Your task is to repeat the lines below exactly, excluding any pictures they contain.

********************

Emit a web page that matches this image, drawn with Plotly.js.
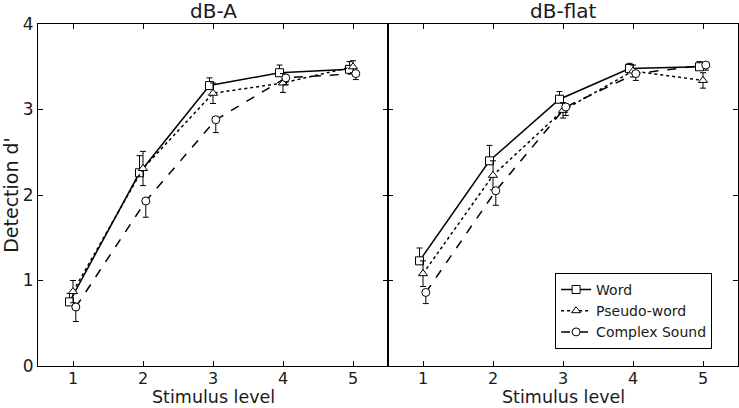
<!DOCTYPE html>
<html>
<head>
<meta charset="utf-8">
<script src="https://cdn.plot.ly/plotly-3.0.1.min.js"></script>
<style>html,body{margin:0;padding:0;background:#fff;}#chart{width:739px;height:408px;}</style>
</head>
<body>
<div id="chart"></div>
<script>
// Data
const levels = [1, 2, 3, 4, 5];
const seriesNames = ["Word", "Pseudo-word", "Complex Sound"];
const panelTitles = ["dB-A", "dB-flat"];
const xTitle = "Stimulus level";
const yTitle = "Detection d'";

// dB-A
const wordA      = [0.75, 2.26, 3.28, 3.43, 3.47];
const wordAErr   = [0.10, 0.20, 0.09, 0.09, 0.09];
const pseudoA    = [0.87, 2.31, 3.19, 3.31, 3.50];
const pseudoAErr = [0.13, 0.20, 0.12, 0.11, 0.07];
const complexA   = [0.69, 1.93, 2.88, 3.37, 3.42];
const complexAErr= [0.17, 0.19, 0.15, 0.08, 0.07];

// dB-flat
const wordF      = [1.23, 2.40, 3.12, 3.48, 3.50];
const wordFErr   = [0.15, 0.18, 0.09, 0.06, 0.06];
const pseudoF    = [1.08, 2.23, 2.99, 3.45, 3.34];
const pseudoFErr = [0.15, 0.17, 0.09, 0.07, 0.09];
const complexF   = [0.86, 2.05, 3.03, 3.42, 3.52];
const complexFErr= [0.13, 0.17, 0.10, 0.08, 0.06];

const offsets = [-0.05, 0, 0.04];
const symbols = ["square", "triangle-up", "circle"];
const dashes = ["solid", "dot", "dash"];
// error bar direction: Word up, Pseudo both, Complex down
function errFor(i, err) {
  const zeros = err.map(() => 0);
  if (i === 0) return {type: "data", symmetric: false, array: err, arrayminus: zeros, color: "#000", thickness: 1, width: 3};
  if (i === 1) return {type: "data", symmetric: true, array: err, color: "#000", thickness: 1, width: 3};
  return {type: "data", symmetric: false, array: zeros, arrayminus: err, color: "#000", thickness: 1, width: 3};
}

const panels = [
  {vals: [wordA, pseudoA, complexA], errs: [wordAErr, pseudoAErr, complexAErr], xa: "x", ya: "y"},
  {vals: [wordF, pseudoF, complexF], errs: [wordFErr, pseudoFErr, complexFErr], xa: "x2", ya: "y2"}
];

const traces = [];
panels.forEach((p, pi) => {
  p.vals.forEach((v, i) => {
    traces.push({
      type: "scatter", mode: "lines+markers",
      name: seriesNames[i],
      x: levels.map(l => l + offsets[i]), y: v,
      xaxis: p.xa, yaxis: p.ya,
      showlegend: pi === 1,
      line: {color: "#000", width: 1.5, dash: dashes[i]},
      marker: {symbol: symbols[i], size: 8, color: "#fff", line: {width: 1, color: "#000"}},
      error_y: errFor(i, p.errs[i])
    });
  });
});

const font = {family: "DejaVu Sans, sans-serif", color: "#1a1a1a"};
function xaxis(domain) {
  return {
    domain: domain, range: [0.5, 5.5], tickvals: levels, ticktext: levels.map(String),
    ticks: "inside", ticklen: 5, tickcolor: "#000", mirror: "ticks", showline: true, linecolor: "#000", linewidth: 1,
    showgrid: false, zeroline: false, tickfont: Object.assign({size: 16}, font), ticklabelstandoff: -2,
    title: {text: ""}
  };
}
function yaxis(anchor, labels) {
  return {
    anchor: anchor, range: [0, 4], tickvals: [0, 1, 2, 3, 4], ticktext: ["0","1","2","3","4"],
    showticklabels: labels,
    ticks: "inside", ticklen: 5, tickcolor: "#000", mirror: "ticks", showline: true, linecolor: "#000", linewidth: 1,
    showgrid: false, zeroline: false, tickfont: Object.assign({size: 17}, font),
    title: labels ? {text: yTitle, font: Object.assign({size: 19}, font), standoff: 4} : {text: ""}
  };
}

const annotations = panelTitles.map((t, i) => ({
  text: t, xref: "paper", yref: "paper", x: 0.25 + 0.5 * i, xanchor: "center", y: 1, yanchor: "bottom", yshift: -1,
  showarrow: false, font: Object.assign({size: 20}, font)
})).concat([0, 1].map(i => ({
  text: xTitle, xref: "paper", yref: "paper", x: 0.25 + 0.5 * i, xanchor: "center", y: -0.1228, yanchor: "bottom", yshift: -1,
  showarrow: false, font: Object.assign({size: 17.5}, font)
})));

const layout = {
  width: 739, height: 408,
  margin: {l: 38, r: 1, t: 24, b: 42},
  paper_bgcolor: "#fff", plot_bgcolor: "#fff",
  showlegend: true,
  xaxis: xaxis([0, 0.5]),
  xaxis2: Object.assign(xaxis([0.5, 1]), {anchor: "y2"}),
  yaxis: yaxis("x", true),
  yaxis2: yaxis("x2", false),
  legend: {
    x: 0.963, y: 0.05, xanchor: "right", yanchor: "bottom",
    bordercolor: "#000", borderwidth: 1, bgcolor: "#fff",
    font: Object.assign({size: 14}, font), tracegroupgap: 0, itemwidth: 30
  },
  annotations: annotations
};

Plotly.newPlot("chart", traces, layout, {displayModeBar: false, staticPlot: true});
</script>
</body>
</html>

********************

> _RESPONSE_:
Emit a web page that matches this image, drawn with Plotly.js.
<!DOCTYPE html>
<html>
<head>
<meta charset="utf-8">
<script src="https://cdn.plot.ly/plotly-3.0.1.min.js"></script>
<style>html,body{margin:0;padding:0;background:#fff;}#chart{width:739px;height:408px;}</style>
</head>
<body>
<div id="chart"></div>
<script>
// Data
const levels = [1, 2, 3, 4, 5];
const seriesNames = ["Word", "Pseudo-word", "Complex Sound"];
const panelTitles = ["dB-A", "dB-flat"];
const xTitle = "Stimulus level";
const yTitle = "Detection d'";

// dB-A
const wordA      = [0.75, 2.26, 3.28, 3.43, 3.47];
const wordAErr   = [0.10, 0.20, 0.09, 0.09, 0.09];
const pseudoA    = [0.87, 2.31, 3.19, 3.31, 3.50];
const pseudoAErr = [0.13, 0.20, 0.12, 0.11, 0.07];
const complexA   = [0.69, 1.93, 2.88, 3.37, 3.42];
const complexAErr= [0.17, 0.19, 0.15, 0.08, 0.07];

// dB-flat
const wordF      = [1.23, 2.40, 3.12, 3.48, 3.50];
const wordFErr   = [0.15, 0.18, 0.09, 0.06, 0.06];
const pseudoF    = [1.08, 2.23, 2.99, 3.45, 3.34];
const pseudoFErr = [0.15, 0.17, 0.09, 0.07, 0.09];
const complexF   = [0.86, 2.05, 3.03, 3.42, 3.52];
const complexFErr= [0.13, 0.17, 0.10, 0.08, 0.06];

const offsets = [-0.05, 0, 0.04];
const symbols = ["square", "triangle-up", "circle"];
const dashes = ["solid", "dot", "dash"];
// error bar direction: Word up, Pseudo both, Complex down
function errFor(i, err) {
  const zeros = err.map(() => 0);
  if (i === 0) return {type: "data", symmetric: false, array: err, arrayminus: zeros, color: "#000", thickness: 1, width: 3};
  if (i === 1) return {type: "data", symmetric: true, array: err, color: "#000", thickness: 1, width: 3};
  return {type: "data", symmetric: false, array: zeros, arrayminus: err, color: "#000", thickness: 1, width: 3};
}

const panels = [
  {vals: [wordA, pseudoA, complexA], errs: [wordAErr, pseudoAErr, complexAErr], xa: "x", ya: "y"},
  {vals: [wordF, pseudoF, complexF], errs: [wordFErr, pseudoFErr, complexFErr], xa: "x2", ya: "y2"}
];

const traces = [];
panels.forEach((p, pi) => {
  p.vals.forEach((v, i) => {
    traces.push({
      type: "scatter", mode: "lines+markers",
      name: seriesNames[i],
      x: levels.map(l => l + offsets[i]), y: v,
      xaxis: p.xa, yaxis: p.ya,
      showlegend: pi === 1,
      line: {color: "#000", width: 1.5, dash: dashes[i]},
      marker: {symbol: symbols[i], size: 8, color: "#fff", line: {width: 1, color: "#000"}},
      error_y: errFor(i, p.errs[i])
    });
  });
});

const font = {family: "DejaVu Sans, sans-serif", color: "#1a1a1a"};
function xaxis(domain) {
  return {
    domain: domain, range: [0.5, 5.5], tickvals: levels, ticktext: levels.map(String),
    ticks: "inside", ticklen: 5, tickcolor: "#000", mirror: "ticks", showline: true, linecolor: "#000", linewidth: 1,
    showgrid: false, zeroline: false, tickfont: Object.assign({size: 16}, font), ticklabelstandoff: -2,
    title: {text: ""}
  };
}
function yaxis(anchor, labels) {
  return {
    anchor: anchor, range: [0, 4], tickvals: [0, 1, 2, 3, 4], ticktext: ["0","1","2","3","4"],
    showticklabels: labels,
    ticks: "inside", ticklen: 5, tickcolor: "#000", mirror: "ticks", showline: true, linecolor: "#000", linewidth: 1,
    showgrid: false, zeroline: false, tickfont: Object.assign({size: 17}, font),
    title: labels ? {text: yTitle, font: Object.assign({size: 19}, font), standoff: 4} : {text: ""}
  };
}

const annotations = panelTitles.map((t, i) => ({
  text: t, xref: "paper", yref: "paper", x: 0.25 + 0.5 * i, xanchor: "center", y: 1, yanchor: "bottom", yshift: -1,
  showarrow: false, font: Object.assign({size: 20}, font)
})).concat([0, 1].map(i => ({
  text: xTitle, xref: "paper", yref: "paper", x: 0.25 + 0.5 * i, xanchor: "center", y: -0.1228, yanchor: "bottom", yshift: -1,
  showarrow: false, font: Object.assign({size: 17.5}, font)
})));

const layout = {
  width: 739, height: 408,
  margin: {l: 38, r: 1, t: 24, b: 42},
  paper_bgcolor: "#fff", plot_bgcolor: "#fff",
  showlegend: true,
  xaxis: xaxis([0, 0.5]),
  xaxis2: Object.assign(xaxis([0.5, 1]), {anchor: "y2"}),
  yaxis: yaxis("x", true),
  yaxis2: yaxis("x2", false),
  legend: {
    x: 0.963, y: 0.05, xanchor: "right", yanchor: "bottom",
    bordercolor: "#000", borderwidth: 1, bgcolor: "#fff",
    font: Object.assign({size: 14}, font), tracegroupgap: 0, itemwidth: 30
  },
  annotations: annotations
};

Plotly.newPlot("chart", traces, layout, {displayModeBar: false, staticPlot: true});
</script>
</body>
</html>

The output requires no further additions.